Return the material word for word. Do not include pictures.

— START OF Information supplied —

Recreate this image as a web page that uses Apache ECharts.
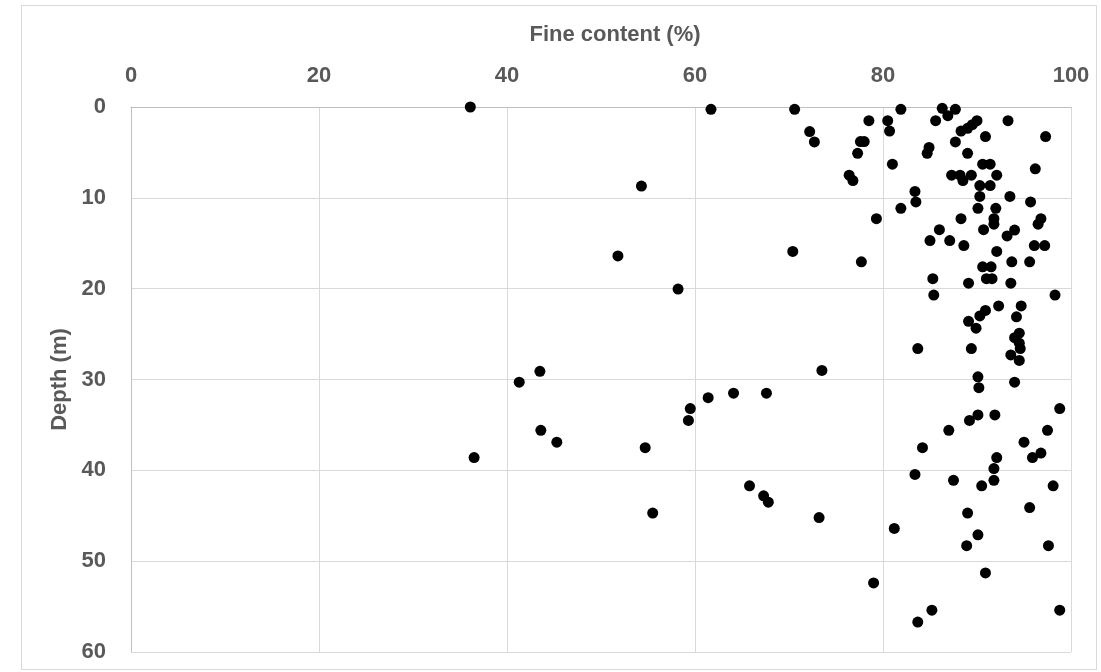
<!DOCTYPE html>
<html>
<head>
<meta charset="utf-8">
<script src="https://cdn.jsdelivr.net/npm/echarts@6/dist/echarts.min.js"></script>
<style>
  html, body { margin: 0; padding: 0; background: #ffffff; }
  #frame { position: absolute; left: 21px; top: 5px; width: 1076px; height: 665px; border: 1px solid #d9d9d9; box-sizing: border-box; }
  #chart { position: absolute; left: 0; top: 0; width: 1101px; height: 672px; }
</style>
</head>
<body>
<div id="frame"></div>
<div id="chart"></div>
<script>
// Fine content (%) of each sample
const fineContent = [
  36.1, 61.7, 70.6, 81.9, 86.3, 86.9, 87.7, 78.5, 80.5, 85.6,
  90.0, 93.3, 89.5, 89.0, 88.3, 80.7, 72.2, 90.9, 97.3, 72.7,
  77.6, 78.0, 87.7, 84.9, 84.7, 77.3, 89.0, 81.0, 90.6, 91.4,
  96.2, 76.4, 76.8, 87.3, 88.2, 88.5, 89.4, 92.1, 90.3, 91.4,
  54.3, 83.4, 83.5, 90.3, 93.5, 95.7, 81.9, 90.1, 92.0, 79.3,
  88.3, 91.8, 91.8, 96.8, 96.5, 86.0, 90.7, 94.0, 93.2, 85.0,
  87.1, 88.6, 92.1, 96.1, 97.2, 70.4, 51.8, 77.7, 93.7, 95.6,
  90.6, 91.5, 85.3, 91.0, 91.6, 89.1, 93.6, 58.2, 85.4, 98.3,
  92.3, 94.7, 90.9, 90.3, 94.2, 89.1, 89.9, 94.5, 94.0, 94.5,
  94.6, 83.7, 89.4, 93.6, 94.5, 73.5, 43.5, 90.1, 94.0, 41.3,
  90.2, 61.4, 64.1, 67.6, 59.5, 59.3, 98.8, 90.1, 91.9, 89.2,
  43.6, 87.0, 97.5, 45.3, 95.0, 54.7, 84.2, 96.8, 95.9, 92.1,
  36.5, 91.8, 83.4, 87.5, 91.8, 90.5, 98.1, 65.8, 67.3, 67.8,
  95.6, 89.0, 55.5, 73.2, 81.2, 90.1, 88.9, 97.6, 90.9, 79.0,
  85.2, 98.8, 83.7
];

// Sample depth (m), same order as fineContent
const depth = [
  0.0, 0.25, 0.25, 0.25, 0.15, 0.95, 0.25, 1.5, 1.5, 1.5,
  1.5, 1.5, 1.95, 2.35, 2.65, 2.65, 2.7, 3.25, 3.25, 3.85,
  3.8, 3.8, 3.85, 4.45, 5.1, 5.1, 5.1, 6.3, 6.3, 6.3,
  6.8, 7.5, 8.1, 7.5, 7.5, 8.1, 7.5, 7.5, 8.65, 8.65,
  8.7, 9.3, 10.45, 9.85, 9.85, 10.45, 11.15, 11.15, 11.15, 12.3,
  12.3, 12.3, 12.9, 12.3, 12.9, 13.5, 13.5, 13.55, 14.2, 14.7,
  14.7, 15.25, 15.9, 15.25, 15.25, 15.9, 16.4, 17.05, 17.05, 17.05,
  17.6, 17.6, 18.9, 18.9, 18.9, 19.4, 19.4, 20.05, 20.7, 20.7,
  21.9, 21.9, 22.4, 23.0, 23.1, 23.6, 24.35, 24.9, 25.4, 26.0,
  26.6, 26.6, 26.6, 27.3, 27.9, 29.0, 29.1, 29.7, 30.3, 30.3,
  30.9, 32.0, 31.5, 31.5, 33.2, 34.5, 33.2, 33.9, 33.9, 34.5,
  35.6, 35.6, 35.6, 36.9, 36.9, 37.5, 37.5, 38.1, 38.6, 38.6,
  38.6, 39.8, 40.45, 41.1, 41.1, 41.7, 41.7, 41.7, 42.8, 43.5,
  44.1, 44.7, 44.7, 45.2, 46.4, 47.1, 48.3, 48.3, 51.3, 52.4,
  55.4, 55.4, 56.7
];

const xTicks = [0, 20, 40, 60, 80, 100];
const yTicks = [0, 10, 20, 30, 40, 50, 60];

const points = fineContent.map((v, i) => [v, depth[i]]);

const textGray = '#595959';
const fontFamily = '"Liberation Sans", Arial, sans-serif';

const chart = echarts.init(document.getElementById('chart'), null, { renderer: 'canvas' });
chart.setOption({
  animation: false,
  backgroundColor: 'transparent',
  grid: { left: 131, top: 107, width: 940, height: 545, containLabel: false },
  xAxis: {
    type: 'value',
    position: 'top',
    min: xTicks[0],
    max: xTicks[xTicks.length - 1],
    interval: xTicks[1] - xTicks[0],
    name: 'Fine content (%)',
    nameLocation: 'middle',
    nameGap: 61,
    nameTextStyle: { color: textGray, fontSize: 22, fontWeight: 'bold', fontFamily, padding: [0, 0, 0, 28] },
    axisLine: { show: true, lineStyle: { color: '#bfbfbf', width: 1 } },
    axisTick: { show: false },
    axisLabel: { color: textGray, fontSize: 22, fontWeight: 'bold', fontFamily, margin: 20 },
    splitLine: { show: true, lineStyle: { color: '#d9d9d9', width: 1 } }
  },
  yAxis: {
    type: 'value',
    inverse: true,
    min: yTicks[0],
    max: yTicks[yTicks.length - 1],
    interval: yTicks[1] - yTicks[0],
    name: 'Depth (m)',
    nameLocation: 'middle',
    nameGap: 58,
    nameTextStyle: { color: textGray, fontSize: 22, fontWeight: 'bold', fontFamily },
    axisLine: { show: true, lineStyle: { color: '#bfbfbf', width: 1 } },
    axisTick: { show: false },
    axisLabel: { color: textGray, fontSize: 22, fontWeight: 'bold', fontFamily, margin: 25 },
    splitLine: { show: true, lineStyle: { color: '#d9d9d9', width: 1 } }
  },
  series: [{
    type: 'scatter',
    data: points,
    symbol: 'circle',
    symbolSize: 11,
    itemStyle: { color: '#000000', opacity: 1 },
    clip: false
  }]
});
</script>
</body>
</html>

— END OF Information supplied —

• [Exercise response]:
Recreate this image as a web page that uses Apache ECharts.
<!DOCTYPE html>
<html>
<head>
<meta charset="utf-8">
<script src="https://cdn.jsdelivr.net/npm/echarts@6/dist/echarts.min.js"></script>
<style>
  html, body { margin: 0; padding: 0; background: #ffffff; }
  #frame { position: absolute; left: 21px; top: 5px; width: 1076px; height: 665px; border: 1px solid #d9d9d9; box-sizing: border-box; }
  #chart { position: absolute; left: 0; top: 0; width: 1101px; height: 672px; }
</style>
</head>
<body>
<div id="frame"></div>
<div id="chart"></div>
<script>
// Fine content (%) of each sample
const fineContent = [
  36.1, 61.7, 70.6, 81.9, 86.3, 86.9, 87.7, 78.5, 80.5, 85.6,
  90.0, 93.3, 89.5, 89.0, 88.3, 80.7, 72.2, 90.9, 97.3, 72.7,
  77.6, 78.0, 87.7, 84.9, 84.7, 77.3, 89.0, 81.0, 90.6, 91.4,
  96.2, 76.4, 76.8, 87.3, 88.2, 88.5, 89.4, 92.1, 90.3, 91.4,
  54.3, 83.4, 83.5, 90.3, 93.5, 95.7, 81.9, 90.1, 92.0, 79.3,
  88.3, 91.8, 91.8, 96.8, 96.5, 86.0, 90.7, 94.0, 93.2, 85.0,
  87.1, 88.6, 92.1, 96.1, 97.2, 70.4, 51.8, 77.7, 93.7, 95.6,
  90.6, 91.5, 85.3, 91.0, 91.6, 89.1, 93.6, 58.2, 85.4, 98.3,
  92.3, 94.7, 90.9, 90.3, 94.2, 89.1, 89.9, 94.5, 94.0, 94.5,
  94.6, 83.7, 89.4, 93.6, 94.5, 73.5, 43.5, 90.1, 94.0, 41.3,
  90.2, 61.4, 64.1, 67.6, 59.5, 59.3, 98.8, 90.1, 91.9, 89.2,
  43.6, 87.0, 97.5, 45.3, 95.0, 54.7, 84.2, 96.8, 95.9, 92.1,
  36.5, 91.8, 83.4, 87.5, 91.8, 90.5, 98.1, 65.8, 67.3, 67.8,
  95.6, 89.0, 55.5, 73.2, 81.2, 90.1, 88.9, 97.6, 90.9, 79.0,
  85.2, 98.8, 83.7
];

// Sample depth (m), same order as fineContent
const depth = [
  0.0, 0.25, 0.25, 0.25, 0.15, 0.95, 0.25, 1.5, 1.5, 1.5,
  1.5, 1.5, 1.95, 2.35, 2.65, 2.65, 2.7, 3.25, 3.25, 3.85,
  3.8, 3.8, 3.85, 4.45, 5.1, 5.1, 5.1, 6.3, 6.3, 6.3,
  6.8, 7.5, 8.1, 7.5, 7.5, 8.1, 7.5, 7.5, 8.65, 8.65,
  8.7, 9.3, 10.45, 9.85, 9.85, 10.45, 11.15, 11.15, 11.15, 12.3,
  12.3, 12.3, 12.9, 12.3, 12.9, 13.5, 13.5, 13.55, 14.2, 14.7,
  14.7, 15.25, 15.9, 15.25, 15.25, 15.9, 16.4, 17.05, 17.05, 17.05,
  17.6, 17.6, 18.9, 18.9, 18.9, 19.4, 19.4, 20.05, 20.7, 20.7,
  21.9, 21.9, 22.4, 23.0, 23.1, 23.6, 24.35, 24.9, 25.4, 26.0,
  26.6, 26.6, 26.6, 27.3, 27.9, 29.0, 29.1, 29.7, 30.3, 30.3,
  30.9, 32.0, 31.5, 31.5, 33.2, 34.5, 33.2, 33.9, 33.9, 34.5,
  35.6, 35.6, 35.6, 36.9, 36.9, 37.5, 37.5, 38.1, 38.6, 38.6,
  38.6, 39.8, 40.45, 41.1, 41.1, 41.7, 41.7, 41.7, 42.8, 43.5,
  44.1, 44.7, 44.7, 45.2, 46.4, 47.1, 48.3, 48.3, 51.3, 52.4,
  55.4, 55.4, 56.7
];

const xTicks = [0, 20, 40, 60, 80, 100];
const yTicks = [0, 10, 20, 30, 40, 50, 60];

const points = fineContent.map((v, i) => [v, depth[i]]);

const textGray = '#595959';
const fontFamily = '"Liberation Sans", Arial, sans-serif';

const chart = echarts.init(document.getElementById('chart'), null, { renderer: 'canvas' });
chart.setOption({
  animation: false,
  backgroundColor: 'transparent',
  grid: { left: 131, top: 107, width: 940, height: 545, containLabel: false },
  xAxis: {
    type: 'value',
    position: 'top',
    min: xTicks[0],
    max: xTicks[xTicks.length - 1],
    interval: xTicks[1] - xTicks[0],
    name: 'Fine content (%)',
    nameLocation: 'middle',
    nameGap: 61,
    nameTextStyle: { color: textGray, fontSize: 22, fontWeight: 'bold', fontFamily, padding: [0, 0, 0, 28] },
    axisLine: { show: true, lineStyle: { color: '#bfbfbf', width: 1 } },
    axisTick: { show: false },
    axisLabel: { color: textGray, fontSize: 22, fontWeight: 'bold', fontFamily, margin: 20 },
    splitLine: { show: true, lineStyle: { color: '#d9d9d9', width: 1 } }
  },
  yAxis: {
    type: 'value',
    inverse: true,
    min: yTicks[0],
    max: yTicks[yTicks.length - 1],
    interval: yTicks[1] - yTicks[0],
    name: 'Depth (m)',
    nameLocation: 'middle',
    nameGap: 58,
    nameTextStyle: { color: textGray, fontSize: 22, fontWeight: 'bold', fontFamily },
    axisLine: { show: true, lineStyle: { color: '#bfbfbf', width: 1 } },
    axisTick: { show: false },
    axisLabel: { color: textGray, fontSize: 22, fontWeight: 'bold', fontFamily, margin: 25 },
    splitLine: { show: true, lineStyle: { color: '#d9d9d9', width: 1 } }
  },
  series: [{
    type: 'scatter',
    data: points,
    symbol: 'circle',
    symbolSize: 11,
    itemStyle: { color: '#000000', opacity: 1 },
    clip: false
  }]
});
</script>
</body>
</html>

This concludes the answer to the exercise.